Kenya’s Energy and Petroleum Regulatory Authority (EPRA) is back in Ghana, studying the systems that turned the National Petroleum Authority (NPA) into a regional benchmark since 2022.
The current tour adds Ghana to a growing list of countries drawing on NPA’s approach to downstream regulation. Sierra Leone’s National Petroleum and Regulatory Authority sent officials to study the same framework in October 2025, and Kenyan regulators made a similar trip in 2022, when the relationship between the two agencies began.

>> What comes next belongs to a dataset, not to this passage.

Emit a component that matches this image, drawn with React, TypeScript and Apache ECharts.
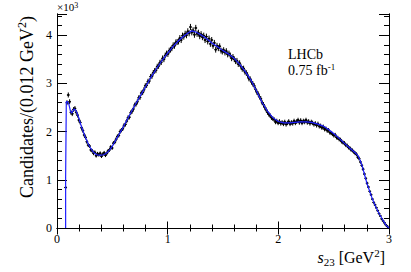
import React, { useEffect, useRef } from "react";
import * as echarts from "echarts";

// Binning: 0.012 GeV^2 bins from 0 to 3; first filled bin index
const BIN_WIDTH = 0.012;
const FIRST_BIN = 6;

// Candidates per bin (x10^3), bins 6..249
const dataValues = [
  0.84,
  2.60, 2.76, 2.62, 2.40, 2.37, 2.46, 2.48, 2.40, 2.34, 2.24,
  2.19, 2.08, 2.02, 1.93, 1.88, 1.79, 1.72, 1.70, 1.62, 1.60,
  1.55, 1.57, 1.50, 1.54, 1.52, 1.55, 1.49, 1.53, 1.56, 1.51,
  1.55, 1.60, 1.62, 1.68, 1.66, 1.76, 1.78, 1.84, 1.90, 1.92,
  2.00, 2.03, 2.06, 2.13, 2.15, 2.22, 2.29, 2.30, 2.39, 2.42,
  2.47, 2.55, 2.57, 2.62, 2.70, 2.71, 2.80, 2.81, 2.87, 2.95,
  2.96, 3.04, 3.05, 3.14, 3.15, 3.22, 3.26, 3.27, 3.35, 3.36,
  3.43, 3.44, 3.52, 3.50, 3.58, 3.62, 3.61, 3.68, 3.70, 3.73,
  3.79, 3.78, 3.85, 3.86, 3.87, 3.94, 3.90, 3.99, 3.97, 4.03,
  4.00, 4.08, 4.04, 4.17, 4.06, 4.10, 4.01, 4.15, 4.03, 4.05,
  3.98, 4.02, 3.96, 3.99, 3.90, 3.97, 3.87, 3.93, 3.82, 3.90,
  3.78, 3.84, 3.70, 3.78, 3.73, 3.77, 3.68, 3.66, 3.69, 3.64,
  3.67, 3.60, 3.62, 3.58, 3.52, 3.55, 3.50, 3.46, 3.47, 3.40,
  3.42, 3.35, 3.30, 3.31, 3.24, 3.22, 3.17, 3.10, 3.09, 3.03,
  2.99, 2.95, 2.88, 2.82, 2.78, 2.72, 2.68, 2.60, 2.56, 2.50,
  2.45, 2.40, 2.36, 2.33, 2.29, 2.27, 2.25, 2.20, 2.22, 2.18,
  2.21, 2.17, 2.19, 2.16, 2.20, 2.15, 2.18, 2.21, 2.16, 2.19,
  2.17, 2.22, 2.18, 2.21, 2.24, 2.19, 2.23, 2.18, 2.22, 2.20,
  2.24, 2.19, 2.21, 2.17, 2.20, 2.18, 2.15, 2.17, 2.13, 2.16,
  2.11, 2.12, 2.08, 2.10, 2.05, 2.06, 2.02, 2.03, 1.98, 1.97,
  1.95, 1.92, 1.93, 1.88, 1.87, 1.84, 1.83, 1.79, 1.77, 1.76,
  1.72, 1.71, 1.67, 1.66, 1.62, 1.61, 1.58, 1.55, 1.53, 1.47,
  1.44, 1.37, 1.30, 1.22, 1.12, 1.03, 0.93, 0.85, 0.76, 0.69,
  0.60, 0.53, 0.48, 0.42, 0.36, 0.30, 0.25, 0.19, 0.15, 0.11,
  0.07, 0.04, 0.01,
];

// Fit curve (x in GeV^2, y in 10^3 candidates)
const fitX = [
  0.078, 0.078, 0.084, 0.084, 0.096, 0.108, 0.12, 0.132, 0.144, 0.156, 0.168, 0.18,
  0.2, 0.22, 0.24, 0.26, 0.28, 0.3, 0.32, 0.34, 0.36, 0.38, 0.4, 0.42, 0.44, 0.46,
  0.48, 0.5, 0.52, 0.54, 0.56, 0.58, 0.6, 0.65, 0.7, 0.75, 0.8, 0.85, 0.9, 0.95,
  1.0, 1.05, 1.1, 1.15, 1.2, 1.22, 1.25, 1.3, 1.35, 1.4, 1.45, 1.5, 1.55, 1.6,
  1.65, 1.7, 1.75, 1.8, 1.85, 1.9, 1.95, 2.0, 2.05, 2.1, 2.15, 2.2, 2.25, 2.3,
  2.35, 2.4, 2.45, 2.5, 2.55, 2.6, 2.65, 2.7, 2.72, 2.74, 2.76, 2.78, 2.8, 2.82,
  2.85, 2.88, 2.91, 2.94, 2.97, 2.99, 3.0,
];
const fitY = [
  0, 1.05, 1.05, 2.62, 2.62, 2.56, 2.44, 2.38, 2.43, 2.47, 2.45, 2.39,
  2.26, 2.11, 1.98, 1.86, 1.76, 1.67, 1.6, 1.55, 1.52, 1.51, 1.51, 1.52, 1.54, 1.58,
  1.63, 1.7, 1.78, 1.86, 1.94, 2.02, 2.1, 2.32, 2.53, 2.73, 2.93, 3.13, 3.31, 3.48,
  3.63, 3.77, 3.89, 3.99, 4.07, 4.09, 4.07, 4.01, 3.93, 3.84, 3.76, 3.68, 3.61, 3.52,
  3.4, 3.25, 3.08, 2.86, 2.62, 2.43, 2.29, 2.21, 2.18, 2.18, 2.19, 2.2, 2.2, 2.19,
  2.16, 2.12, 2.05, 1.96, 1.86, 1.75, 1.65, 1.55, 1.5, 1.4, 1.27, 1.1, 0.93, 0.8,
  0.6, 0.44, 0.3, 0.18, 0.07, 0.02, 0,
];

const X_MIN = 0;
const X_MAX = 3;
const Y_MIN = 0;
const Y_MAX = 4.44;

const SERIF = "Liberation Serif";

export default function App() {
  const ref = useRef<HTMLDivElement>(null);

  useEffect(() => {
    document.body.style.margin = "0";
    if (!ref.current) return;
    const chart = echarts.init(ref.current, undefined, { renderer: "svg" });

    const points = dataValues.map((v, k) => {
      const center = (FIRST_BIN + k + 0.5) * BIN_WIDTH;
      const err = Math.sqrt(v * 1000) / 1000;
      return [center, v, err];
    });
    const fitData = fitX.map((x, i) => [x, fitY[i]]);

    const axisLine = { show: true, lineStyle: { color: "#000", width: 1 } };
    const label = { color: "#000", fontFamily: SERIF, fontSize: 12 };

    const yBase = {
      type: "value" as const,
      min: Y_MIN,
      max: Y_MAX,
      splitLine: { show: false },
      axisLine,
    };
    const xBase = {
      type: "value" as const,
      min: X_MIN,
      max: X_MAX,
      interval: 1,
      splitLine: { show: false },
      axisLine,
      minorTick: { show: true, splitNumber: 5, length: 3.5, lineStyle: { color: "#000" } },
      axisTick: { show: true, inside: true, length: 6.5, lineStyle: { color: "#000" } },
    };

    chart.setOption({
      animation: false,
      textStyle: { fontFamily: SERIF },
      grid: { left: 57, right: 22, top: 14, bottom: 44, containLabel: false },
      xAxis: [
        {
          ...xBase,
          position: "bottom",
          axisLabel: { ...label, margin: 5 },
        },
        {
          ...xBase,
          position: "top",
          axisLabel: { show: false },
        },
      ],
      yAxis: [
        {
          ...yBase,
          position: "left",
          interval: 0.2,
          axisTick: { show: true, inside: true, length: 5, lineStyle: { color: "#000" } },
          axisLabel: {
            ...label,
            margin: 5,
            formatter: (v: number) =>
              Math.abs(v - Math.round(v)) < 1e-6 ? String(Math.round(v)) : "",
          },
        },
        {
          ...yBase,
          position: "left",
          interval: 1,
          axisTick: { show: true, inside: true, length: 10, lineStyle: { color: "#000" } },
          axisLabel: { show: false },
        },
        {
          ...yBase,
          position: "right",
          interval: 0.2,
          axisTick: { show: true, inside: true, length: 5, lineStyle: { color: "#000" } },
          axisLabel: { show: false },
        },
        {
          ...yBase,
          position: "right",
          interval: 1,
          axisTick: { show: true, inside: true, length: 10, lineStyle: { color: "#000" } },
          axisLabel: { show: false },
        },
      ],
      series: [
        {
          type: "custom",
          xAxisIndex: 0,
          yAxisIndex: 0,
          data: points,
          z: 2,
          renderItem: (params: any, api: any) => {
            const x = api.value(0);
            const y = api.value(1);
            const e = api.value(2);
            const c = api.coord([x, y]);
            const top = api.coord([x, y + e]);
            const bot = api.coord([x, y - e]);
            const l = api.coord([x - BIN_WIDTH / 2, y]);
            const r = api.coord([x + BIN_WIDTH / 2, y]);
            const half = Math.max(1.4, (r[0] - l[0]) / 2);
            return {
              type: "group",
              children: [
                {
                  type: "line",
                  shape: { x1: c[0], y1: top[1], x2: c[0], y2: bot[1] },
                  style: { stroke: "#000", lineWidth: 1 },
                },
                {
                  type: "line",
                  shape: { x1: c[0] - half, y1: c[1], x2: c[0] + half, y2: c[1] },
                  style: { stroke: "#000", lineWidth: 1 },
                },
                {
                  type: "circle",
                  shape: { cx: c[0], cy: c[1], r: 1.1 },
                  style: { fill: "#000" },
                },
              ],
            };
          },
        },
        {
          type: "line",
          xAxisIndex: 0,
          yAxisIndex: 0,
          data: fitData,
          showSymbol: false,
          symbol: "none",
          z: 3,
          lineStyle: { color: "#1f1fff", width: 1.2 },
        },
      ],
      graphic: [
        {
          type: "text",
          left: 57,
          top: 1,
          style: {
            text: "{n|×10}{s|3}",
            rich: {
              n: { fontFamily: SERIF, fontSize: 11, fill: "#000", lineHeight: 12 },
              s: { fontFamily: SERIF, fontSize: 8, fill: "#000", verticalAlign: "top", lineHeight: 9 },
            },
          },
        },
        {
          type: "text",
          left: 288,
          top: 47,
          style: {
            text: "LHCb",
            fontFamily: SERIF,
            fontSize: 14,
            fill: "#000",
          },
        },
        {
          type: "text",
          left: 288,
          top: 62,
          style: {
            text: "{n|0.75 fb}{s|-1}",
            rich: {
              n: { fontFamily: SERIF, fontSize: 14, fill: "#000", lineHeight: 16 },
              s: { fontFamily: SERIF, fontSize: 9, fill: "#000", verticalAlign: "top", lineHeight: 10 },
            },
          },
        },
        {
          type: "text",
          x: 385,
          y: 257,
          style: {
            text: "{i|s}{b|23}{n| [GeV}{s|2}{n|]}",
            align: "right",
            verticalAlign: "middle",
            rich: {
              i: { fontFamily: SERIF, fontStyle: "italic", fontSize: 16, fill: "#000", lineHeight: 20 },
              b: { fontFamily: SERIF, fontSize: 11, fill: "#000", verticalAlign: "bottom", lineHeight: 14 },
              n: { fontFamily: SERIF, fontSize: 16, fill: "#000", lineHeight: 20 },
              s: { fontFamily: SERIF, fontSize: 11, fill: "#000", verticalAlign: "top", lineHeight: 12 },
            },
          },
        },
        {
          type: "text",
          x: 27,
          y: 107,
          rotation: Math.PI / 2,
          style: {
            text: "{n|Candidates/(0.012 GeV}{s|2}{n|)}",
            align: "center",
            verticalAlign: "middle",
            rich: {
              n: { fontFamily: SERIF, fontSize: 18, fill: "#000", lineHeight: 22 },
              s: { fontFamily: SERIF, fontSize: 12, fill: "#000", verticalAlign: "top", lineHeight: 13 },
            },
          },
        },
      ],
    });

    return () => {
      chart.dispose();
    };
  }, []);

  return (
    <div
      ref={ref}
      style={{ position: "absolute", left: 0, top: 0, width: 411, height: 272, background: "#fff" }}
    />
  );
}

NPA Chief Executive Officer Godwin Kudzo Tameklo received the EPRA delegation alongside Deputy Chief Executive Dr Sheila Addo and members of the Authority’s Executive Committee. Rasheed Dauda, Head of Policy at NPA’s Policy Coordination Directorate, led the briefings on licensing, pricing oversight and enforcement measures built up over more than two decades of downstream regulation in Ghana.
The exchange revives an older relationship. NPA officials visited EPRA’s Nairobi headquarters in early 2022 under then Chief Executive Mustapha Abdul Hamid. EPRA’s Director General at the time said his team wanted to understand Ghana’s Unified Petroleum Pricing Fund, the mechanism that keeps pump prices uniform across the country. EPRA sent its own delegation to Ghana weeks later, and the two regulators have kept up periodic exchanges since.
For Kenya, the stakes extend beyond courtesy diplomacy. EPRA carries a wider mandate than NPA, regulating electricity and renewable generation alongside petroleum, and its pipeline network feeds fuel to landlocked neighbors including Uganda, Rwanda, Burundi and the Democratic Republic of Congo. Any shift in how it prices or licenses fuel distribution carries weight across East Africa’s supply chain.
NPA was established under the National Petroleum Authority Act 2005, Act 691, to regulate licensing, quality assurance and price administration in Ghana’s downstream sector. The Authority said the latest visit reflects a continued commitment to sharing regulatory expertise across the continent.
Neither NPA nor EPRA had published a formal statement on new agreements arising from the visit at the time of filing.